Vision Encoding & Perceiver Resampling (open_flamingo/src/flamingo.py, open_flamingo/src/helpers.py)

The vision encoder extracts patch features from images, which are then resampled by the Perceiver into a fixed number of latent tokens per image. The Perceiver uses cross-attention to compress variable-length visual sequences into a consistent representation.

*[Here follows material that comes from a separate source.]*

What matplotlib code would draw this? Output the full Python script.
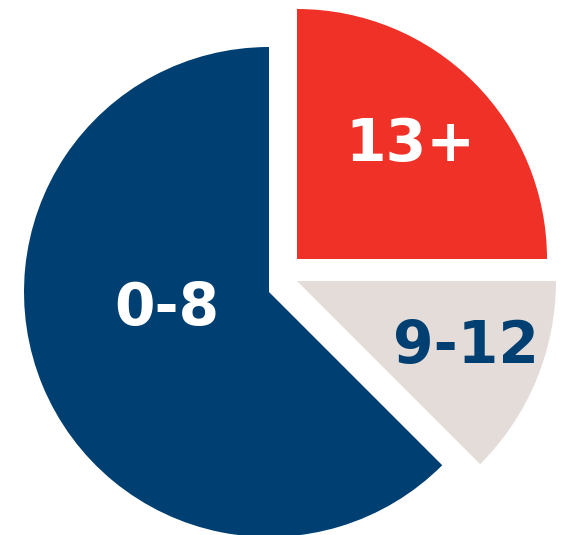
import matplotlib
matplotlib.use("Agg")
from matplotlib import pyplot as plt

# age groups, share of total (%)
groups = ["13+", "9-12", "0-8"]
shares = [25, 12.5, 62.5]
colors = ["#ef3127", "#e3dcd9", "#003f72"]
text_colors = ["white", "#003f72", "white"]

fig = plt.figure(figsize=(5.68, 5.35), dpi=100)
ax = fig.add_axes([0, 0, 1, 1])

wedges, _ = ax.pie(shares, colors=colors, startangle=90, counterclock=False,
                   radius=245, center=(269, 243))

# pull the slices apart like the original graphic (pixel units)
centers = [(297, 276), (297, 254), (269, 243)]
radii = [250, 259, 245]
for w, c, r in zip(wedges, centers, radii):
    w.set_center(c)
    w.set_radius(r)

label_pos = [(410, 390), (466, 189), (167, 227)]
for g, (x, y), tc in zip(groups, label_pos, text_colors):
    ax.text(x, y, g, color=tc, fontsize=42, fontweight="bold",
            ha="center", va="center", family="DejaVu Sans")

ax.set_xlim(0, 568)
ax.set_ylim(0, 535)
ax.set_aspect("auto")
ax.axis("off")

fig.savefig("out.png", dpi=100)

Vision encoding and conditioning:

external_repos/flamingo/open_flamingo/src/flamingo.py (lines 177-200)
def _encode_vision_x(self, vision_x: torch.Tensor):
    assert vision_x.ndim == 6, "vision_x should be of shape (b, T_img, F, C, H, W)"
    b, T, F = vision_x.shape[:3]
    assert F == 1, "Only single frame supported"
    vision_x = rearrange(vision_x, "b T F c h w -> (b T F) c h w")
    with torch.no_grad():
        vision_x = self.vision_encoder(vision_x)[1]
    vision_x = rearrange(vision_x, "(b T F) v d -> b T F v d", b=b, T=T, F=F)
    vision_x = self.perceiver(vision_x)
    for layer in self.lang_encoder._get_decoder_layers():
        layer.condition_vis_x(vision_x)

Perceiver resampler architecture:

external_repos/flamingo/open_flamingo/src/helpers.py (lines 68-132)
class PerceiverResampler(nn.Module):
    def __init__(self, *, dim, depth=6, dim_head=64, heads=8, num_latents=64, ...):
        self.latents = nn.Parameter(torch.randn(num_latents, dim))
        self.layers = nn.ModuleList([
            nn.ModuleList([
                PerceiverAttention(dim=dim, dim_head=dim_head, heads=heads),
                FeedForward(dim=dim, mult=ff_mult),
            ]) for _ in range(depth)
        ])
    def forward(self, x):
        latents = repeat(self.latents, "n d -> b T n d", b=b, T=T)
        for attn, ff in self.layers:
            latents = attn(x, latents) + latents
            latents = ff(latents) + latents
        return self.norm(latents)

Gated Cross-Attention (open_flamingo/src/helpers.py, open_flamingo/src/flamingo_lm.py)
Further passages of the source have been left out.